As a professional, I thought I might post on the SN board. Afterall, I can't be just a mum, and if someone needs some advice, perhaps I can help.
I have learned that, although some people might appreciate being able to get some advice or some pointers and help for how to tackle a situation, at least the same number of people will use my presence on MN to attack my profession (SLT).
Teachers, please see the thread I started "Whoa, Professionals are people too!".
I feel very sorry for you hard pressed mainstream teachers. I have been into a school this morning to see an experienced SENCO who tells me the LEA are removing her from the post in the autumn term and have no plans to replace her. She has developed the SEN department and has shaped policy to excellent effect over the past 13 years. She's a lovely lady and works very hard.
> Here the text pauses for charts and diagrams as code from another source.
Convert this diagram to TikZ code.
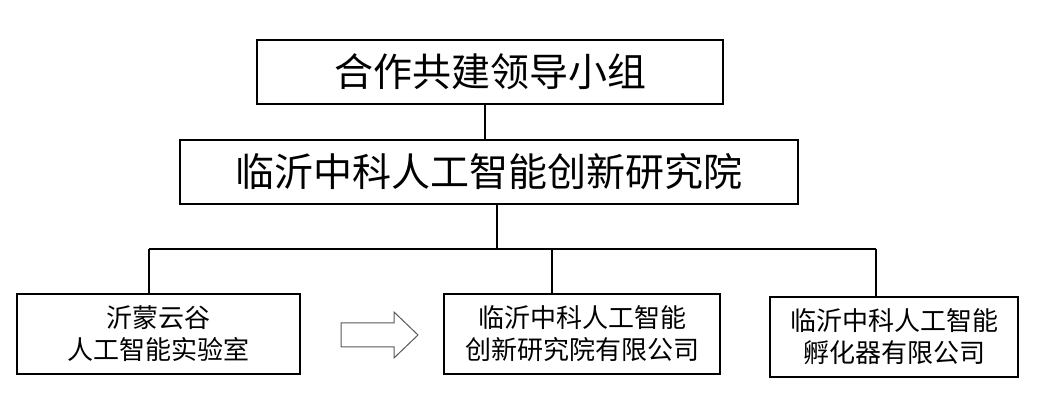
\documentclass[tikz,border=0pt]{standalone}
\usepackage{fontspec}
\newfontfamily\cjk{Noto Sans CJK SC}

\begin{document}
\begin{tikzpicture}[x=1pt, y=-1pt, line width=1.1pt,
  bigbox/.style={draw, inner sep=0pt, minimum height=64pt, font=\cjk\fontsize{39}{44}\selectfont},
  smallbox/.style={draw, inner sep=0pt, minimum height=80pt, align=center, font=\cjk\fontsize{26}{32}\selectfont}]

\useasboundingbox (0,0) rectangle (1061,419);

\node[name=lead, bigbox, minimum width=466pt] at (490,72) {合作共建领导小组};

\node[name=inst, bigbox, minimum width=618pt] at (489,172) {临沂中科人工智能创新研究院};

\node[name=lab, smallbox, minimum width=283pt] at (158.5,334) {沂蒙云谷\\人工智能实验室};
\node[name=comp, smallbox, minimum width=276pt] at (582,334) {临沂中科人工智能\\创新研究院有限公司};
\node[name=incub, smallbox, minimum width=248pt] at (894,337) {临沂中科人工智能\\孵化器有限公司};

% bus line under the institute
\coordinate (bus) at (497,249);
\coordinate (b1) at (149,249);
\coordinate (b2) at (552,249);
\coordinate (b3) at (876,249);

\draw ([xshift=-5pt]lead.south) -- ([xshift=-5pt]lead.south |- inst.north);
\draw (bus |- inst.south) -- (bus);
\draw (b1) -- (b3);
\draw (b1) -- (b1 |- lab.north);
\draw (b2) -- (b2 |- comp.north);
\draw (b3) -- (b3 |- incub.north);

% block arrow between lab and company
\draw[black!65, line width=1pt] (341,323) -- (394,323) -- (394,312) -- (418,335)
  -- (394,358) -- (394,347) -- (341,347) -- cycle;
\end{tikzpicture}
\end{document}
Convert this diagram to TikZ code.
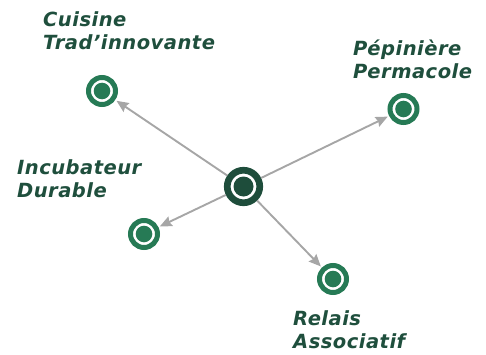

I had four years training just to understand the basics about speech and language, I have many years of experience. I think that mainstreaming of SEN children has been, largely, a disaster so far. It works in some cases, not many. The schools have to cook the books so they don't admit that the child cannot cope and neither can the teachers. I go to review meetings where everything is presented as "wonderful" so the parents don't get upset, when actually the child's needs are not being met as they would have been in an SEN school. The schools will not admit that everything is far from wonderful, because this will reflect their ability to cope, will reflect on them.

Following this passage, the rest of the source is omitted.